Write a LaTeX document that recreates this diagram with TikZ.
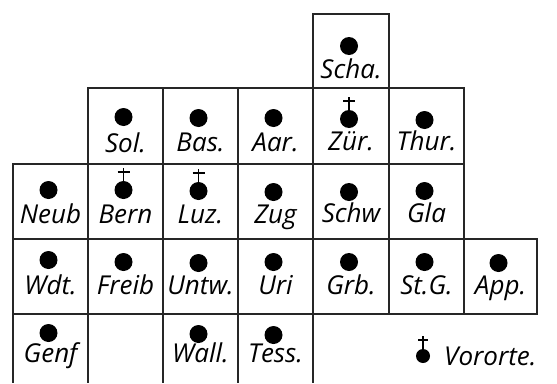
\documentclass[tikz,border=0pt]{standalone}
\usepackage{fontspec}
\setmainfont{Open Sans}
\begin{document}
\begin{tikzpicture}[x=1pt,y=-1pt,
  gridline/.style={line width=1.3pt, black!85},
  dotmark/.style={circle, fill=black, inner sep=0pt, minimum size=18pt},
  legenddot/.style={circle, fill=black, inner sep=0pt, minimum size=14pt},
  lbl/.style={anchor=base, inner sep=0pt, font=\fontsize{26}{30}\selectfont\itshape},
  crossmark/.style={line width=1.5pt}
]
\useasboundingbox (0,0) rectangle (557,383);
% grid
\draw[gridline] (313,14) rectangle (389,88);
\draw[gridline] (88,88) rectangle (464,164);
\foreach \x in {163,238,313,389} \draw[gridline] (\x,88) -- (\x,164);
\draw[gridline] (13,164) rectangle (464,239);
\foreach \x in {88,163,238,313,389} \draw[gridline] (\x,164) -- (\x,239);
\draw[gridline] (13,239) rectangle (537,314);
\foreach \x in {88,163,238,313,389,464} \draw[gridline] (\x,239) -- (\x,314);
\foreach \x in {13,88,163,238,313} \draw[gridline] (\x,314) -- (\x,383);
% cells: name / centre x / dot y / baseline y / text
\foreach \nm/\cx/\dy/\by/\tx in {
  scha/351/46/78/Scha.,
  sol/125.5/117/152/Sol.,
  bas/200.5/118/151/Bas.,
  aar/275.5/118/151/Aar.,
  zur/351/119/150/Zür.,
  thur/426.5/120/150/Thur.,
  neub/50.5/190/223/Neub,
  bern/125.5/190/223/Bern,
  luz/200.5/191/223/Luz.,
  zug/275.5/192/223/Zug,
  schw/351/192/222/Schw,
  gla/426.5/191/222/Gla,
  wdt/50.5/260/294/Wdt.,
  freib/125.5/262/294/Freib,
  untw/200.5/263/294/Untw.,
  uri/275.5/262/294/Uri,
  grb/351/262/294/Grb.,
  stg/426.5/262/294/St.G.,
  app/500.5/263/294/App.,
  genf/50.5/333/362/Genf,
  wall/200.5/334/362/Wall.,
  tess/275.5/335/362/Tess.}
{
  \node[dotmark] (d-\nm) at (\cx-2,\dy) {};
  \node[lbl] (l-\nm) at (\cx,\by) {\tx};
}
% crosses for Vororte
\foreach \nm in {bern,luz,zur}{
  \draw[crossmark] (d-\nm.north) -- ++(0,-13);
  \draw[crossmark] ([shift={(-6,-9)}]d-\nm.north) -- ++(12,0);
}
% legend
\node[legenddot] (d-leg) at (423,356) {};
\draw[crossmark] (d-leg.north) -- ++(0,-13);
\draw[crossmark] ([shift={(-5,-9)}]d-leg.north) -- ++(10,0);
\node[lbl, anchor=base west] (l-leg) at (444,365) {Vororte.};
\end{tikzpicture}
\end{document}
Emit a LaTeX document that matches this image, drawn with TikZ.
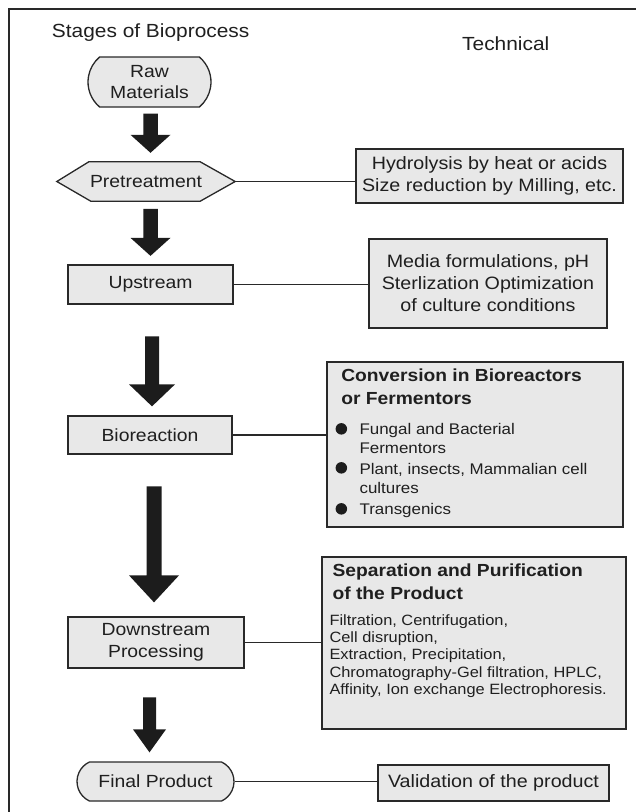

::::::

» PROBLEM TO WORK ON
Except for the pictures, copy the material above exactly.

» FINISHED TASK
Write a LaTeX document that recreates this diagram with TikZ.
\documentclass[tikz,border=0pt]{standalone}
\usepackage{fontspec}
\setmainfont{Open Sans}
\begin{document}
\begin{tikzpicture}[x=1pt,y=-1pt,
  gridline/.style={line width=1.3pt, black!85},
  dotmark/.style={circle, fill=black, inner sep=0pt, minimum size=18pt},
  legenddot/.style={circle, fill=black, inner sep=0pt, minimum size=14pt},
  lbl/.style={anchor=base, inner sep=0pt, font=\fontsize{26}{30}\selectfont\itshape},
  crossmark/.style={line width=1.5pt}
]
\useasboundingbox (0,0) rectangle (557,383);
% grid
\draw[gridline] (313,14) rectangle (389,88);
\draw[gridline] (88,88) rectangle (464,164);
\foreach \x in {163,238,313,389} \draw[gridline] (\x,88) -- (\x,164);
\draw[gridline] (13,164) rectangle (464,239);
\foreach \x in {88,163,238,313,389} \draw[gridline] (\x,164) -- (\x,239);
\draw[gridline] (13,239) rectangle (537,314);
\foreach \x in {88,163,238,313,389,464} \draw[gridline] (\x,239) -- (\x,314);
\foreach \x in {13,88,163,238,313} \draw[gridline] (\x,314) -- (\x,383);
% cells: name / centre x / dot y / baseline y / text
\foreach \nm/\cx/\dy/\by/\tx in {
  scha/351/46/78/Scha.,
  sol/125.5/117/152/Sol.,
  bas/200.5/118/151/Bas.,
  aar/275.5/118/151/Aar.,
  zur/351/119/150/Zür.,
  thur/426.5/120/150/Thur.,
  neub/50.5/190/223/Neub,
  bern/125.5/190/223/Bern,
  luz/200.5/191/223/Luz.,
  zug/275.5/192/223/Zug,
  schw/351/192/222/Schw,
  gla/426.5/191/222/Gla,
  wdt/50.5/260/294/Wdt.,
  freib/125.5/262/294/Freib,
  untw/200.5/263/294/Untw.,
  uri/275.5/262/294/Uri,
  grb/351/262/294/Grb.,
  stg/426.5/262/294/St.G.,
  app/500.5/263/294/App.,
  genf/50.5/333/362/Genf,
  wall/200.5/334/362/Wall.,
  tess/275.5/335/362/Tess.}
{
  \node[dotmark] (d-\nm) at (\cx-2,\dy) {};
  \node[lbl] (l-\nm) at (\cx,\by) {\tx};
}
% crosses for Vororte
\foreach \nm in {bern,luz,zur}{
  \draw[crossmark] (d-\nm.north) -- ++(0,-13);
  \draw[crossmark] ([shift={(-6,-9)}]d-\nm.north) -- ++(12,0);
}
% legend
\node[legenddot] (d-leg) at (423,356) {};
\draw[crossmark] (d-leg.north) -- ++(0,-13);
\draw[crossmark] ([shift={(-5,-9)}]d-leg.north) -- ++(10,0);
\node[lbl, anchor=base west] (l-leg) at (444,365) {Vororte.};
\end{tikzpicture}
\end{document}
Emit a LaTeX document that matches this image, drawn with TikZ.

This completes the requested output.